KARACHI, May 30 (Reuters) Falling reservoir water levels are compounding the financial woes of Pakistan's main utility, which has been forced to use larger amounts of oil to generate subsidised electricity, officials today said.

Fuel oil demand had soared 56.3 per cent during the past four months after water shortages cut hydroelectric output, said a senior official of the state-owned Water and Power Development Authority (WAPDA), the country's biggest utility.

''Furnace oil consumption has increased considerably from January onwards when hydel output dropped,'' Anwar Khalid, an official in charge of power generation at the WAPDA, told Reuters.

Water levels in major reservoirs are critically low after Pakistan got 40 per cent less than normal winter rain and up to 25 per cent less snowfall.

WAPDA, which has a mix of hydroelectric and fuel-fired power plants, consumed 712,594 tonnes of furnace oil during January to April, against 455,716 tonnes in the same period last year.

The utility also buys 6,108 magawatts of electricity from independent power producers (IPP), but under its contracts, higher fuel prices are absorbed by WAPDA, the only buyer of their output.

Khalid said private plants pay only 3,000 rupees a tonne for furnace oil under a 1999 agreement.

''Fuel oil is presently at 26,000 rupees per tonne, so one can imagine the quantum of hit we are taking,'' he said.

Pakistan annually imports almost 5.6 million tonnes of fuel oil to help meet demand of 8.5 million tonnes.

Khalid said the utility, which generates 11,242 MWs, would maintain maximum output through fuel-oil and gas-fired methods despite the water shortages.

''We are calculating the hit we are facing because of fuel oil prices... we know it is beyond the authority's financial capacity,'' he said, declining to reveal the higher fuel costs WAPDA had to bear in recent months.

Fuel oil prices in Pakistan have gone up 17.8 per cent in the past five months to 26,628 rupees a tonne, as prices on the benchmark Singapore market jumped by about 20 per cent.

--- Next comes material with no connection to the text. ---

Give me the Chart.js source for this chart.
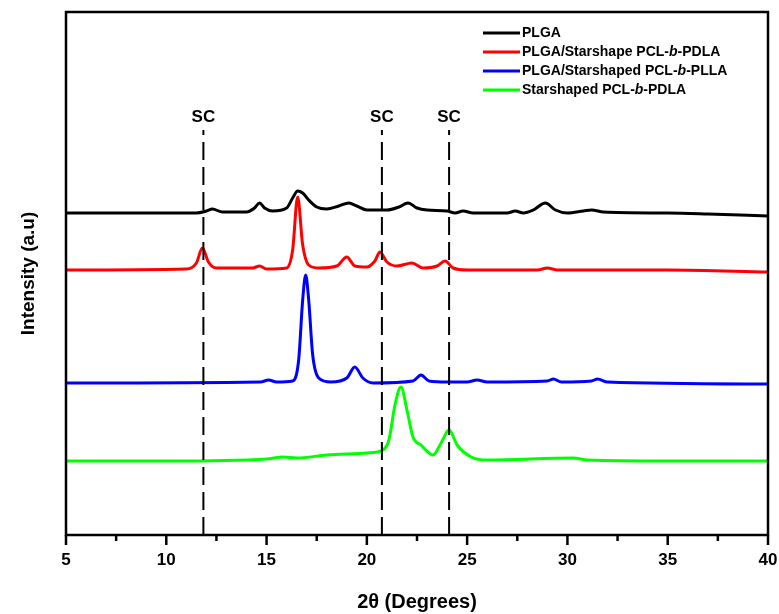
<!DOCTYPE html>
<html>
<head>
<meta charset="utf-8">
<script src="https://cdn.jsdelivr.net/npm/chart.js@4"></script>
<style>
    body { margin: 0; background: #fff; }
    #wrap { width: 779px; height: 614px; }
</style>
</head>
<body>
<div id="wrap"><canvas id="xrdChart" width="779" height="614"></canvas></div>
<script>
// 2-theta positions and intensities (arbitrary units)
const plgaX = [5, 11.5, 12.0, 12.3, 12.8, 14.0, 14.4, 14.65, 14.9, 15.3, 16.0, 16.3, 16.55, 16.8, 17.1, 17.5, 18.0, 18.6, 19.1, 19.5, 20.0, 21.0, 21.6, 22.05, 22.5, 23.0, 24.0, 24.4, 24.8, 25.3, 27.0, 27.4, 27.8, 28.3, 28.9, 29.4, 30.0, 30.8, 31.2, 31.8, 35, 37, 40];
const plgaY = [322, 322, 324, 326, 323, 323, 327, 332, 327, 324, 327, 337, 344, 342, 335, 328, 326, 329, 332, 329, 325, 325, 328, 332, 327, 325, 324, 322, 324, 322, 322, 324, 322, 325, 332, 325, 322, 324, 325, 323, 322, 321, 319];

const pdlaBlendX = [5, 11.0, 11.5, 11.8, 12.1, 12.5, 14.3, 14.65, 15.0, 16.0, 16.3, 16.55, 16.8, 17.1, 17.6, 18.5, 19.0, 19.4, 20.0, 20.4, 20.65, 21.0, 21.5, 22.25, 22.8, 23.5, 23.9, 24.3, 25, 28.5, 29, 29.5, 35, 40];
const pdlaBlendY = [265, 266, 272, 287, 273, 267, 267, 269, 266, 267, 285, 338, 290, 270, 267, 269, 278, 269, 268, 274, 283, 273, 269, 272, 267, 269, 274, 267, 265, 265, 267, 265, 265, 263];

const pllaBlendX = [5, 14.7, 15.1, 15.5, 16.3, 16.6, 16.8, 16.95, 17.1, 17.3, 17.6, 18.2, 19.0, 19.4, 19.8, 20.3, 22.3, 22.7, 23.1, 24.0, 25.0, 25.5, 26.0, 29.0, 29.3, 29.7, 31.2, 31.5, 32.0, 40];
const pllaBlendY = [152, 153, 155, 153, 154, 175, 235, 260, 235, 180, 157, 153, 157, 168, 157, 152, 154, 160, 154, 153, 153, 155, 153, 154, 156, 153, 154, 156, 153, 151];

const starX = [5, 10, 15, 15.8, 16.5, 18, 20, 20.8, 21.1, 21.4, 21.7, 22.0, 22.3, 22.7, 23.3, 23.7, 24.1, 24.5, 25.2, 26, 30.3, 31, 35, 40];
const starY = [74, 74, 76, 78, 77, 80, 82, 85, 95, 130, 148, 125, 98, 90, 80, 92, 105, 90, 78, 75, 77, 75, 74, 74];

// sc reflection positions (dashed markers)
const scPositions = [11.85, 20.75, 24.1];
const scLabel = 'SC';

const xTicks = { min: 5, max: 40, step: 2.5, labelEvery: 5 };
const yRange = [0, 523];
const dashTop = 405;

const seriesNames = [
    ['PLGA'],
    ['PLGA/Starshape PCL-', 'b', '-PDLA'],
    ['PLGA/Starshaped PCL-', 'b', '-PLLA'],
    ['Starshaped PCL-', 'b', '-PDLA']
];
const seriesColors = ['#000000', '#ff0000', '#0000ff', '#00ff00'];

const FONT = '"Liberation Sans", Arial, sans-serif';

function toPoints(xs, ys) {
    return xs.map((x, i) => ({ x: x, y: ys[i] }));
}

const curves = [
    toPoints(plgaX, plgaY),
    toPoints(pdlaBlendX, pdlaBlendY),
    toPoints(pllaBlendX, pllaBlendY),
    toPoints(starX, starY)
];

const datasets = curves.map((pts, i) => ({
    label: seriesNames[i].join(''),
    data: pts,
    borderColor: seriesColors[i],
    borderWidth: 3,
    pointRadius: 0,
    fill: false,
    cubicInterpolationMode: 'monotone',
    order: 4 - i
}));

scPositions.forEach(p => {
    datasets.push({
        label: scLabel,
        data: [{ x: p, y: yRange[0] }, { x: p, y: dashTop }],
        borderColor: '#000',
        borderWidth: 2,
        borderDash: [18, 7],
        pointRadius: 0,
        order: 0
    });
});

// frame, tick marks, SC labels and legend
const decorPlugin = {
    id: 'decor',
    afterDraw(chart) {
        const ctx = chart.ctx;
        const area = chart.chartArea;
        const xs = chart.scales.x;
        const ys = chart.scales.y;

        ctx.save();
        ctx.strokeStyle = '#000';
        ctx.lineWidth = 2.5;
        ctx.strokeRect(area.left, area.top, area.right - area.left, area.bottom - area.top);

        xs.ticks.forEach(t => {
            const px = xs.getPixelForValue(t.value);
            const major = t.value % xTicks.labelEvery === 0;
            ctx.beginPath();
            ctx.moveTo(px, area.bottom);
            ctx.lineTo(px, area.bottom + (major ? 10 : 6));
            ctx.stroke();
        });

        ctx.fillStyle = '#000';
        ctx.font = 'bold 17px ' + FONT;
        ctx.textAlign = 'center';
        ctx.textBaseline = 'middle';
        scPositions.forEach(p => {
            ctx.fillText(scLabel, xs.getPixelForValue(p), ys.getPixelForValue(dashTop) - 13);
        });

        // legend
        const lx = area.right - 285;
        ctx.textAlign = 'left';
        seriesNames.forEach((parts, i) => {
            const ly = area.top + 21 + i * 19;
            ctx.strokeStyle = seriesColors[i];
            ctx.lineWidth = 3;
            ctx.beginPath();
            ctx.moveTo(lx, ly);
            ctx.lineTo(lx + 37, ly);
            ctx.stroke();
            let tx = lx + 39;
            parts.forEach((s, k) => {
                ctx.font = (k === 1 ? 'italic bold 14px ' : 'bold 14px ') + FONT;
                ctx.fillStyle = '#000';
                ctx.fillText(s, tx, ly);
                tx += ctx.measureText(s).width;
            });
        });
        ctx.restore();
    }
};

new Chart(document.getElementById('xrdChart'), {
    type: 'line',
    data: { datasets: datasets },
    options: {
        responsive: false,
        animation: false,
        layout: { padding: { top: 12, right: 11, left: 0, bottom: 0 } },
        plugins: {
            legend: { display: false },
            tooltip: { enabled: false }
        },
        scales: {
            x: {
                type: 'linear',
                min: xTicks.min,
                max: xTicks.max,
                afterFit: s => { s.height = 79; s.paddingLeft = 0; s.paddingRight = 0; },
                grid: { display: false, drawTicks: false },
                border: { display: false },
                ticks: {
                    stepSize: xTicks.step,
                    autoSkip: false,
                    maxRotation: 0,
                    padding: 15,
                    color: '#000',
                    font: { family: FONT, size: 17, weight: 'bold' },
                    callback: v => (v % xTicks.labelEvery === 0 ? v : '')
                },
                title: {
                    display: true,
                    text: '2θ (Degrees)',
                    color: '#000',
                    padding: { top: 0, bottom: 0 },
                    font: { family: FONT, size: 20, weight: 'bold' }
                }
            },
            y: {
                min: yRange[0],
                max: yRange[1],
                afterFit: s => { s.width = 66; },
                grid: { display: false, drawTicks: false },
                border: { display: false },
                ticks: { display: false },
                title: {
                    display: true,
                    text: 'Intensity (a.u)',
                    color: '#000',
                    padding: { top: 17, bottom: 0 },
                    font: { family: FONT, size: 19, weight: 'bold' }
                }
            }
        }
    },
    plugins: [decorPlugin]
});
</script>
</body>
</html>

Asif Qureshi, head of research at Invisor Securities said WAPDA had to bear at least an additional 9.5 billion rupees due to the higher fuel oil consumption between January and April.

''In addition the hit due to the IPPs was around 4 billion rupees according to our calculation,'' Qureshi said.

WAPDA's installed capacity is 35 percent hydropower, 49 per cent gas-fired, 12.5 per cent fuel oil, 3.1 per cent nuclear and 0.2 per cent is coal-fired.

It has not disclosed how much the share of hydroelectricity has fallen and fuel oil increased in recent months.

HIGHER PRICES? Another senior WAPDA official said the utility had asked the government to raise power prices, last raised in September 2003.

Latest figures are not available but over the past six years, the government's financial help to WAPDA, which has 15.8 million consumers, amounted to 121.795 billion rupees.

WAPDA also has transmission and line losses, caused by poor infrastructure, and electricity theft amounting to 21 per cent of output, down from more than 30 per cent three years ago.

The utility booked losses of about 41 billion rupees last year by subsidising power to consumers under a government policy.

''We have asked the government to allow a much-needed tariff increase and a proposal has been pending with them for six months,'' the second official said.

''They have not even entertained our request and chances are the government will delay any increase until after elections next year.'' Any power tariff change has to be approved by the government's National Electric Power Regulatory Authority.

WAPDA is not listed on the Karachi Stock Exchange <.kse> but the government plans to privatise the entire electricity distribution network. No date has been set.